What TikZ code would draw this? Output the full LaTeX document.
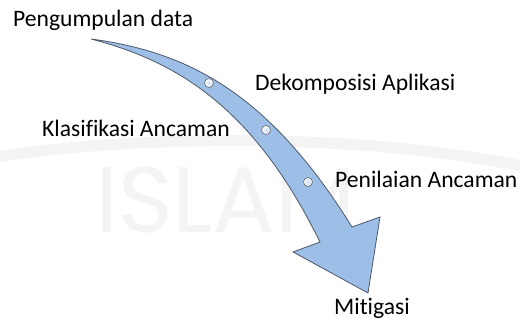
\documentclass[tikz,border=0pt]{standalone}
\usepackage{fontspec}
\setmainfont{Carlito}[Ligatures=NoCommon]
\newfontfamily\markfont{Poppins}
\definecolor{arrowfill}{RGB}{157,191,231}
\definecolor{arrowline}{RGB}{78,88,104}
\definecolor{dotfill}{RGB}{206,222,243}
\definecolor{markgray}{RGB}{244,244,244}
\begin{document}
\begin{tikzpicture}[x=1pt,y=-1pt,
  lbl/.style={anchor=base west, inner sep=0pt, font=\fontsize{23.6}{28}\selectfont, text=black},
  stepdot/.style={circle, draw=black!60, line width=0.6pt, shading=radial,
    inner color=dotfill, outer color=white, minimum size=9pt, inner sep=0pt},
  flowarrow/.style={fill=arrowfill, draw=arrowline, line width=0.8pt, line join=miter}]
\useasboundingbox (0,0) rectangle (520,320);

% faint background mark
\draw[markgray, line width=11pt] (-10,158) .. controls (150,132) and (380,135) .. (530,168);
\node[anchor=base west, inner sep=0pt, font=\markfont\fontsize{93}{100}\selectfont,
  text=markgray] (mark) at (95,233) {ISLAM};

% curved process arrow
\path[flowarrow] (91,39) .. controls (190,52) and (270,95) .. (352,227)
  -- (380,217) -- (368,293) -- (293,252) -- (320,242)
  .. controls (255,110) and (180,62) .. (91,39) -- cycle;

% step markers on the arrow
\node[stepdot] (d1) at (209,83) {};
\node[stepdot] (d2) at (266,130) {};
\node[stepdot] (d3) at (308,182) {};

% step labels
\node[lbl] (start) at (13,27) {Pengumpulan data};
\node[lbl] (dekomp) at (255,91) {Dekomposisi Aplikasi};
\node[lbl] (klas) at (42,137) {Klasifikasi Ancaman};
\node[lbl] (nilai) at (335,188) {Penilaian Ancaman};
\node[lbl] (mitig) at (334,315) {Mitigasi};
\end{tikzpicture}
\end{document}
----------
TO DO
From the material above, reproduce everything verbatim except the pictures.

COMPLETED EXERCISE
What TikZ code would draw this? Output the full LaTeX document.
\documentclass[tikz,border=0pt]{standalone}
\usepackage{fontspec}
\setmainfont{Carlito}[Ligatures=NoCommon]
\newfontfamily\markfont{Poppins}
\definecolor{arrowfill}{RGB}{157,191,231}
\definecolor{arrowline}{RGB}{78,88,104}
\definecolor{dotfill}{RGB}{206,222,243}
\definecolor{markgray}{RGB}{244,244,244}
\begin{document}
\begin{tikzpicture}[x=1pt,y=-1pt,
  lbl/.style={anchor=base west, inner sep=0pt, font=\fontsize{23.6}{28}\selectfont, text=black},
  stepdot/.style={circle, draw=black!60, line width=0.6pt, shading=radial,
    inner color=dotfill, outer color=white, minimum size=9pt, inner sep=0pt},
  flowarrow/.style={fill=arrowfill, draw=arrowline, line width=0.8pt, line join=miter}]
\useasboundingbox (0,0) rectangle (520,320);

% faint background mark
\draw[markgray, line width=11pt] (-10,158) .. controls (150,132) and (380,135) .. (530,168);
\node[anchor=base west, inner sep=0pt, font=\markfont\fontsize{93}{100}\selectfont,
  text=markgray] (mark) at (95,233) {ISLAM};

% curved process arrow
\path[flowarrow] (91,39) .. controls (190,52) and (270,95) .. (352,227)
  -- (380,217) -- (368,293) -- (293,252) -- (320,242)
  .. controls (255,110) and (180,62) .. (91,39) -- cycle;

% step markers on the arrow
\node[stepdot] (d1) at (209,83) {};
\node[stepdot] (d2) at (266,130) {};
\node[stepdot] (d3) at (308,182) {};

% step labels
\node[lbl] (start) at (13,27) {Pengumpulan data};
\node[lbl] (dekomp) at (255,91) {Dekomposisi Aplikasi};
\node[lbl] (klas) at (42,137) {Klasifikasi Ancaman};
\node[lbl] (nilai) at (335,188) {Penilaian Ancaman};
\node[lbl] (mitig) at (334,315) {Mitigasi};
\end{tikzpicture}
\end{document}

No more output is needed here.